Exercise ▸ Transcribe the full listing exactly, and drop every picture.

══ Information supplied ══

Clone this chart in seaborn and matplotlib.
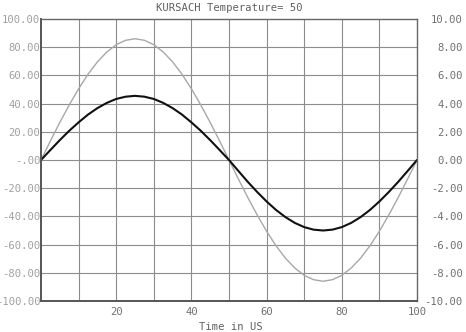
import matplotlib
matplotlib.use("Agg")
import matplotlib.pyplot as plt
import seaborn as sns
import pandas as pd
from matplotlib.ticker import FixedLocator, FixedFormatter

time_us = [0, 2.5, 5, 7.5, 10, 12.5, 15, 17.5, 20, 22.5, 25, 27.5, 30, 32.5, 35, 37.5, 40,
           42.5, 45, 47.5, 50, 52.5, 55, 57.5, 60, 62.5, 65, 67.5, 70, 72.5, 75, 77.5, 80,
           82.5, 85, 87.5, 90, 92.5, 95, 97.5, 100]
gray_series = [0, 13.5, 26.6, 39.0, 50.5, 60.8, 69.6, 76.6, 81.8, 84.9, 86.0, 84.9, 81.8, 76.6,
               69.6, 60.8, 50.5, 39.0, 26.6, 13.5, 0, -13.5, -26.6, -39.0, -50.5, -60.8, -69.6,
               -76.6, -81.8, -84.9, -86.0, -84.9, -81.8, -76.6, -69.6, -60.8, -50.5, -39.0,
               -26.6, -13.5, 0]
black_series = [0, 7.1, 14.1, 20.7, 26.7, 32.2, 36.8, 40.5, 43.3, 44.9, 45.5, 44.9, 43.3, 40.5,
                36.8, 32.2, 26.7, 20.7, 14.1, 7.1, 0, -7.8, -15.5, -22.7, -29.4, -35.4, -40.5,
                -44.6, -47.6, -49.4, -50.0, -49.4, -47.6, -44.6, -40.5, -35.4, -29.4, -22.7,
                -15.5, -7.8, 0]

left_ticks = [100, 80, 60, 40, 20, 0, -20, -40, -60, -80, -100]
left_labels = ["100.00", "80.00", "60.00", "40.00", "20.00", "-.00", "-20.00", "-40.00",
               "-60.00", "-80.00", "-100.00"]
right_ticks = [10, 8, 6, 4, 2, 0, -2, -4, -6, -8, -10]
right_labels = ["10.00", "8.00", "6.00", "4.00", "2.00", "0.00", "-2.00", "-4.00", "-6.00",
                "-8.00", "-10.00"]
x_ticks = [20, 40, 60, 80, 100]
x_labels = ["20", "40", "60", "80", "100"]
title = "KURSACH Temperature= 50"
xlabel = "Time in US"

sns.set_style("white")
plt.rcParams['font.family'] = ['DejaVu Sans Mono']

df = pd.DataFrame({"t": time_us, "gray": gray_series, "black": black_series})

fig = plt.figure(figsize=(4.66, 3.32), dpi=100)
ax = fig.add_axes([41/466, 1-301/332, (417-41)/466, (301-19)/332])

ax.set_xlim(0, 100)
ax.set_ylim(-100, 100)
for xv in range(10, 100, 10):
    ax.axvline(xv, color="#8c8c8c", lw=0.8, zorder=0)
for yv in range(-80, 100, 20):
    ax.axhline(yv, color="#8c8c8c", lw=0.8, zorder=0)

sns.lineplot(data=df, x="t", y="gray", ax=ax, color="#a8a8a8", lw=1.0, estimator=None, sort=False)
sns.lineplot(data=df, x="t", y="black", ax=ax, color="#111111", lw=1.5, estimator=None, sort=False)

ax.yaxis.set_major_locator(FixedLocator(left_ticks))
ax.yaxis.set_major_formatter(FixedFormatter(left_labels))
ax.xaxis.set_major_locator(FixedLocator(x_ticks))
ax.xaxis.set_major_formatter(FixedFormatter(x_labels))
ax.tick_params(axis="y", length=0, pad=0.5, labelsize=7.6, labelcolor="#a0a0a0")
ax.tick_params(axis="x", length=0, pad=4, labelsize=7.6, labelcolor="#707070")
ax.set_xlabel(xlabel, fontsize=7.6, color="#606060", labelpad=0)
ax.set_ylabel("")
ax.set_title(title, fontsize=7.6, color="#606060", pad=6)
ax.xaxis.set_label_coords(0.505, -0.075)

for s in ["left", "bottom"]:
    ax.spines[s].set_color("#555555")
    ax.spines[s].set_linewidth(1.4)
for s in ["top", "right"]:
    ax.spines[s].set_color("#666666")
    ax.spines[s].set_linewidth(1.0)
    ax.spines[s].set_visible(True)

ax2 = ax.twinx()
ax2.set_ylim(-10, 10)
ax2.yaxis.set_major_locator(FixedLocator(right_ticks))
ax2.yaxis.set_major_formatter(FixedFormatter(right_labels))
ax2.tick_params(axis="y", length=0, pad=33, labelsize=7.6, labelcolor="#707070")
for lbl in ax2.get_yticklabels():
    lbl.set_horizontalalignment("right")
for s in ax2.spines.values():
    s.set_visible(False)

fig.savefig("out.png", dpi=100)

═══

Full output ▸
Clone this chart in seaborn and matplotlib.
import matplotlib
matplotlib.use("Agg")
import matplotlib.pyplot as plt
import seaborn as sns
import pandas as pd
from matplotlib.ticker import FixedLocator, FixedFormatter

time_us = [0, 2.5, 5, 7.5, 10, 12.5, 15, 17.5, 20, 22.5, 25, 27.5, 30, 32.5, 35, 37.5, 40,
           42.5, 45, 47.5, 50, 52.5, 55, 57.5, 60, 62.5, 65, 67.5, 70, 72.5, 75, 77.5, 80,
           82.5, 85, 87.5, 90, 92.5, 95, 97.5, 100]
gray_series = [0, 13.5, 26.6, 39.0, 50.5, 60.8, 69.6, 76.6, 81.8, 84.9, 86.0, 84.9, 81.8, 76.6,
               69.6, 60.8, 50.5, 39.0, 26.6, 13.5, 0, -13.5, -26.6, -39.0, -50.5, -60.8, -69.6,
               -76.6, -81.8, -84.9, -86.0, -84.9, -81.8, -76.6, -69.6, -60.8, -50.5, -39.0,
               -26.6, -13.5, 0]
black_series = [0, 7.1, 14.1, 20.7, 26.7, 32.2, 36.8, 40.5, 43.3, 44.9, 45.5, 44.9, 43.3, 40.5,
                36.8, 32.2, 26.7, 20.7, 14.1, 7.1, 0, -7.8, -15.5, -22.7, -29.4, -35.4, -40.5,
                -44.6, -47.6, -49.4, -50.0, -49.4, -47.6, -44.6, -40.5, -35.4, -29.4, -22.7,
                -15.5, -7.8, 0]

left_ticks = [100, 80, 60, 40, 20, 0, -20, -40, -60, -80, -100]
left_labels = ["100.00", "80.00", "60.00", "40.00", "20.00", "-.00", "-20.00", "-40.00",
               "-60.00", "-80.00", "-100.00"]
right_ticks = [10, 8, 6, 4, 2, 0, -2, -4, -6, -8, -10]
right_labels = ["10.00", "8.00", "6.00", "4.00", "2.00", "0.00", "-2.00", "-4.00", "-6.00",
                "-8.00", "-10.00"]
x_ticks = [20, 40, 60, 80, 100]
x_labels = ["20", "40", "60", "80", "100"]
title = "KURSACH Temperature= 50"
xlabel = "Time in US"

sns.set_style("white")
plt.rcParams['font.family'] = ['DejaVu Sans Mono']

df = pd.DataFrame({"t": time_us, "gray": gray_series, "black": black_series})

fig = plt.figure(figsize=(4.66, 3.32), dpi=100)
ax = fig.add_axes([41/466, 1-301/332, (417-41)/466, (301-19)/332])

ax.set_xlim(0, 100)
ax.set_ylim(-100, 100)
for xv in range(10, 100, 10):
    ax.axvline(xv, color="#8c8c8c", lw=0.8, zorder=0)
for yv in range(-80, 100, 20):
    ax.axhline(yv, color="#8c8c8c", lw=0.8, zorder=0)

sns.lineplot(data=df, x="t", y="gray", ax=ax, color="#a8a8a8", lw=1.0, estimator=None, sort=False)
sns.lineplot(data=df, x="t", y="black", ax=ax, color="#111111", lw=1.5, estimator=None, sort=False)

ax.yaxis.set_major_locator(FixedLocator(left_ticks))
ax.yaxis.set_major_formatter(FixedFormatter(left_labels))
ax.xaxis.set_major_locator(FixedLocator(x_ticks))
ax.xaxis.set_major_formatter(FixedFormatter(x_labels))
ax.tick_params(axis="y", length=0, pad=0.5, labelsize=7.6, labelcolor="#a0a0a0")
ax.tick_params(axis="x", length=0, pad=4, labelsize=7.6, labelcolor="#707070")
ax.set_xlabel(xlabel, fontsize=7.6, color="#606060", labelpad=0)
ax.set_ylabel("")
ax.set_title(title, fontsize=7.6, color="#606060", pad=6)
ax.xaxis.set_label_coords(0.505, -0.075)

for s in ["left", "bottom"]:
    ax.spines[s].set_color("#555555")
    ax.spines[s].set_linewidth(1.4)
for s in ["top", "right"]:
    ax.spines[s].set_color("#666666")
    ax.spines[s].set_linewidth(1.0)
    ax.spines[s].set_visible(True)

ax2 = ax.twinx()
ax2.set_ylim(-10, 10)
ax2.yaxis.set_major_locator(FixedLocator(right_ticks))
ax2.yaxis.set_major_formatter(FixedFormatter(right_labels))
ax2.tick_params(axis="y", length=0, pad=33, labelsize=7.6, labelcolor="#707070")
for lbl in ax2.get_yticklabels():
    lbl.set_horizontalalignment("right")
for s in ax2.spines.values():
    s.set_visible(False)

fig.savefig("out.png", dpi=100)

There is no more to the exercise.